# Project Euler 7 Solution: 10001st prime

Problem 7

By listing the first six prime numbers: 2, 3, 5, 7, 11, and 13, we can see that the 6th prime is 13.

What is the 10 001st prime number?

Solution

The easiest way to solve this problem is checking number by number if it's a prime and if so, incrementing a counter until 10001. Since every prime after 2 is odd, we can increment by two, which halves the actual search space.
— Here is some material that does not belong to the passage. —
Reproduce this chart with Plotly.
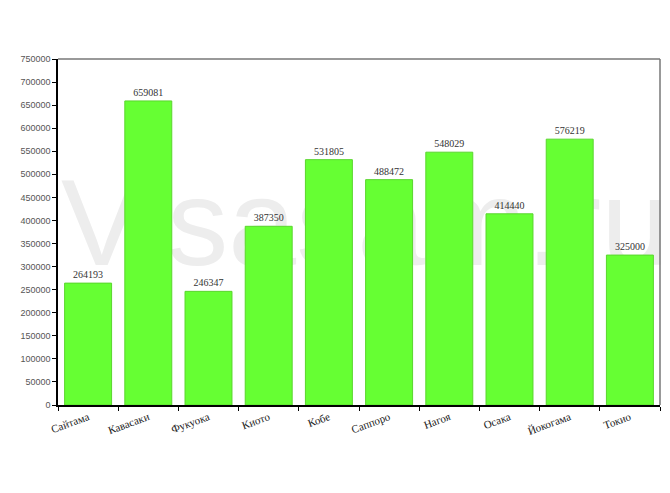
import plotly.graph_objects as go

cities = ["Сайтама", "Кавасаки", "Фукуока", "Киото", "Кобе", "Саппоро", "Нагоя", "Осака", "Йокогама", "Токио"]
values = [264193, 659081, 246347, 387350, 531805, 488472, 548029, 414440, 576219, 325000]
y_ticks = list(range(0, 750001, 50000))

fig = go.Figure()
fig.add_trace(go.Bar(
    x=cities, y=values,
    marker=dict(color="#66ff33", line=dict(color="#5ad62e", width=1)),
    text=[str(v) for v in values], textposition="outside",
    textfont=dict(family="Liberation Serif, Times New Roman, serif", size=10, color="#333333"),
    cliponaxis=False,
))

# watermark behind bars
fig.add_shape(type="rect", xref="paper", yref="paper", x0=0.0, x1=1.02, y0=0.16, y1=0.96,
              line=dict(width=0), fillcolor="rgba(0,0,0,0)", layer="below",
              label=dict(text="Visasam.ru", font=dict(family="Liberation Sans, Arial, sans-serif", size=122, color="#ededed"),
                         textposition="middle center"))
# top & right frame
fig.add_shape(type="line", xref="paper", yref="paper", x0=0, x1=1, y0=1, y1=1, line=dict(color="#777777", width=1.5))
fig.add_shape(type="line", xref="paper", yref="paper", x0=1, x1=1, y0=0, y1=1, line=dict(color="#777777", width=1.5))

fig.update_layout(
    width=670, height=493,
    margin=dict(l=50, r=18, t=51, b=96),
    paper_bgcolor="white", plot_bgcolor="white",
    showlegend=False, bargap=0.22,
    xaxis=dict(showline=True, linecolor="black", linewidth=1.5, ticks="outside", ticklen=4, tickcolor="black",
               tickson="boundaries", tickangle=-20, showgrid=False,
               tickfont=dict(family="Liberation Serif, Times New Roman, serif", size=11, color="#222222")),
    yaxis=dict(range=[0, 750000], tickvals=y_ticks, ticktext=[str(v) for v in y_ticks],
               showline=True, linecolor="black", linewidth=1.5, ticks="outside", ticklen=4, tickcolor="black",
               showgrid=False, zeroline=False,
               tickfont=dict(family="Liberation Sans, Arial, sans-serif", size=9, color="#555555")),
)

fig.write_html("out.html")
However, it is also known that all primes except 2 and 3 have the form $$6k\pm 1$$, which allows us to go in steps of 6. An implementation can then look as follows:

function solution(L) {

var c = 2;
var n = 0;

while (c < L) {

n+= 6;

if (isPrime(n + 1)) {
c++;
}

if (isPrime(n - 1)) {
c++;
}
}
// Add one for the final prime being of the form 6k + 1
return n + 1;
}
solution(10001);

A function isPrime is used in the solution. A primal check can be done by  looping from 2 to $$n$$ and check if any number on the way divides our number. If not, we found a prime. One optimization is to loop to $$\sqrt{n}$$ instead of the whole space, since only multiples of already known primes remain above the limit. What we also can do is unrolling checks of multiples of 2 and 3, which allows us to loop in a stepwidth of 6, which however requires a check of every $$i+2$$ as well. The implementation can then be stated as:

function isPrime(n) {

if (n < 2)
return false;

if (n % 2 === 0)
return n === 2;

if (n % 3 === 0)
return n === 3;

var h = Math.floor(1 + Math.sqrt(n));
var i = 5;

while (i <= h) {
if (n % i === 0)
return false;
if (n % (i + 2) === 0)
return false;
i+= 6;
}
return true;
}

As such, the complexity of isPrime is bound to $$O(\sqrt{n})$$, which results in an overall complexity of $$O(n\sqrt{n})$$. Using a sieve could speed up things here, but utilizes a space complexity of $$O(n)$$.